There was a lot to like about the first (and best) SQL Rally that concluded last Friday on May 13th. It was held in a first class venue at the Marriott World Center in Orlando, FL that made it feel important and professional. Even though the Marriott is a large complex, the sessions, registration desk, vendor booths, and lunch were all right next to each other, making everything easy to find and allowing as much free and easy contact between attendees, organizers, and speakers. A diverse set of of sessions were delivered spanning the SQL Server product line and every session I attended had excellent audience participation with a lot of good questions and comments.
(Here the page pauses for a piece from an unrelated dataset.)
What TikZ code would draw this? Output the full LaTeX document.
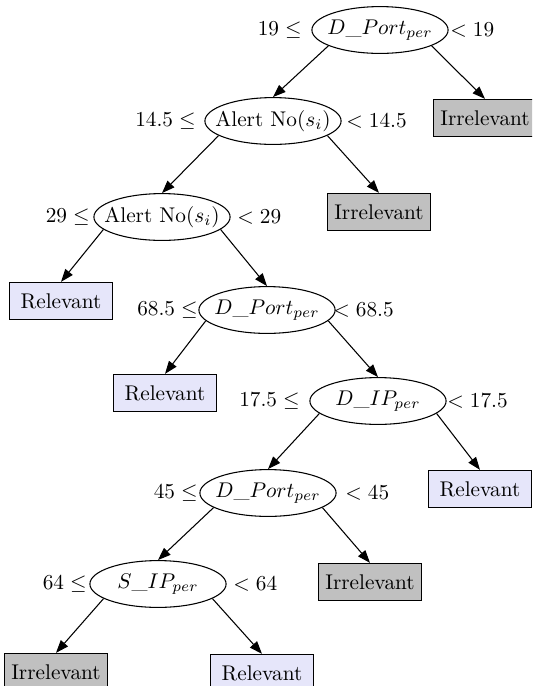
\documentclass[tikz,border=0pt]{standalone}
\usetikzlibrary{shapes.geometric,arrows.meta}
\definecolor{irrgray}{RGB}{192,192,192}
\definecolor{rellav}{RGB}{230,230,250}
\begin{document}
\begin{tikzpicture}[x=0.47pt,y=-0.47pt,
  test/.style={ellipse, draw=black, line width=0.5pt, fill=white, minimum width=64pt, minimum height=22pt, inner sep=0pt},
  irr/.style={rectangle, draw=black, line width=0.5pt, fill=irrgray, minimum width=48pt, minimum height=17.5pt, inner sep=1pt},
  rel/.style={rectangle, draw=black, line width=0.5pt, fill=rellav, minimum width=48pt, minimum height=17.5pt, inner sep=1pt},
  cut/.style={inner sep=0pt},
  edge/.style={-{Triangle[length=6pt,width=4.4pt]}, line width=0.5pt, black}]
\useasboundingbox (0,0) rectangle (532,686);
\clip (0,0) rectangle (532,686);
% tests
\node [test] (n1) at (380,30) {\makebox[0pt]{$D\_Port_{per}$}};
\node [test] (n2) at (273,121) {\makebox[0pt]{Alert No$(s_i)$}};
\node [test] (n3) at (162,217) {\makebox[0pt]{Alert No$(s_i)$}};
\node [test] (n4) at (267,310) {\makebox[0pt]{$D\_Port_{per}$}};
\node [test] (n5) at (378,401) {\makebox[0pt]{$D\_IP_{per}$}};
\node [test] (n6) at (268,493) {\makebox[0pt]{$D\_Port_{per}$}};
\node [test] (n7) at (158,584) {\makebox[0pt]{$S\_IP_{per}$}};
% thresholds
\node [cut, anchor=east] (n1le) at (302,30) {$19\leq$};
\node [cut, anchor=west] (n1gt) at (450,30) {$<19$};
\node [cut, anchor=east] (n2le) at (196,121) {$14.5\leq$};
\node [cut, anchor=west] (n2gt) at (346,121) {$<14.5$};
\node [cut, anchor=east] (n3le) at (90,217) {$29\leq$};
\node [cut, anchor=west] (n3gt) at (237,217) {$<29$};
\node [cut, anchor=east] (n4le) at (198,310) {$68.5\leq$};
\node [cut, anchor=west] (n4gt) at (333,310) {$<68.5$};
\node [cut, anchor=east] (n5le) at (300,401) {$17.5\leq$};
\node [cut, anchor=west] (n5gt) at (447,401) {$<17.5$};
\node [cut, anchor=east] (n6le) at (198,493) {$45\leq$};
\node [cut, anchor=west] (n6gt) at (345,493) {$<45$};
\node [cut, anchor=east] (n7le) at (87,584) {$64\leq$};
\node [cut, anchor=west] (n7gt) at (233,584) {$<64$};
% leaves
\node [irr] (i1) at (485,118) {Irrelevant};
\node [irr] (i2) at (379,212) {Irrelevant};
\node [rel] (r1) at (61,301) {Relevant};
\node [rel] (r2) at (165,393) {Relevant};
\node [rel] (r3) at (480,489) {Relevant};
\node [irr] (i3) at (370,582) {Irrelevant};
\node [irr] (i4) at (56,672) {Irrelevant};
\node [rel] (r4) at (262,673) {Relevant};
% edges
\draw [edge] (n1.197) -- (n2.north);
\draw [edge] (n1.343) -- (i1.north);
\draw [edge] (n2.195) -- (n3.north);
\draw [edge] (n2.345) -- (i2.north);
\draw [edge] (n3.192) -- (r1.north);
\draw [edge] (n3.348) -- (n4.north);
\draw [edge] (n4.190) -- (r2.north);
\draw [edge] (n4.350) -- (n5.north);
\draw [edge] (n5.192) -- (n6.north);
\draw [edge] (n5.348) -- (r3.north);
\draw [edge] (n6.195) -- (n7.north);
\draw [edge] (n6.345) -- (i3.north);
\draw [edge] (n7.195) -- (i4.north);
\draw [edge] (n7.345) -- (r4.north);
\end{tikzpicture}
\end{document}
It seems that because of the proximity of the sessions, I met more people than at any other conference I’ve attended. This was great because meeting people is one of the real benefits of being there. I also got to hang out with familiar faces from back home in Colorado including Chris Shaw and Mike Fal.
The success of a conference starts with the organizers and it was no different with SQL Rally. Jack Corbett, Kendal Van Dyke and Andy Warren and the volunteers are to be congratulated for making it happen. Registration was easy, locations were well-marked, and every session I attended was delivered by a true professional. I also went to the Women in Technology (WIT) luncheon and participated in the Speed Networking sessions. The WIT luncheon discussed the role of mentors in the high tech world and stressed the importance of finding a good mentor, especially for women. The mentor doesn’t have to be a woman, and men who have good mentoring skills should be open to mentoring women also. The Speed Networking session is a great tool for us ‘introverts’ and gives us a chance to engage in conversation with people we might not normally talk to.
On Friday morning I presented ‘The Data Mining Lifecycle’ and like the sessions I attended, had really good participation by the attendees. I think I got more questions in this session than any other time I’ve spoken on the subject, and the follow up after the session kept me talking in the hall for another hour, which I enjoyed very much. Then I went to lunch and continued talking about data mining, so I really got my money’s worth.
Two Successful Launches
I stayed in Orlando over the weekend and visited the Kennedy Space Center on Sunday. On Monday morning I looked out of my hotel room at 8:56 and saw the Space Shuttle Endeavour take off for the last time. I was luckier than most of the people who attended SQL Rally, since I got to see two successful launches in one week!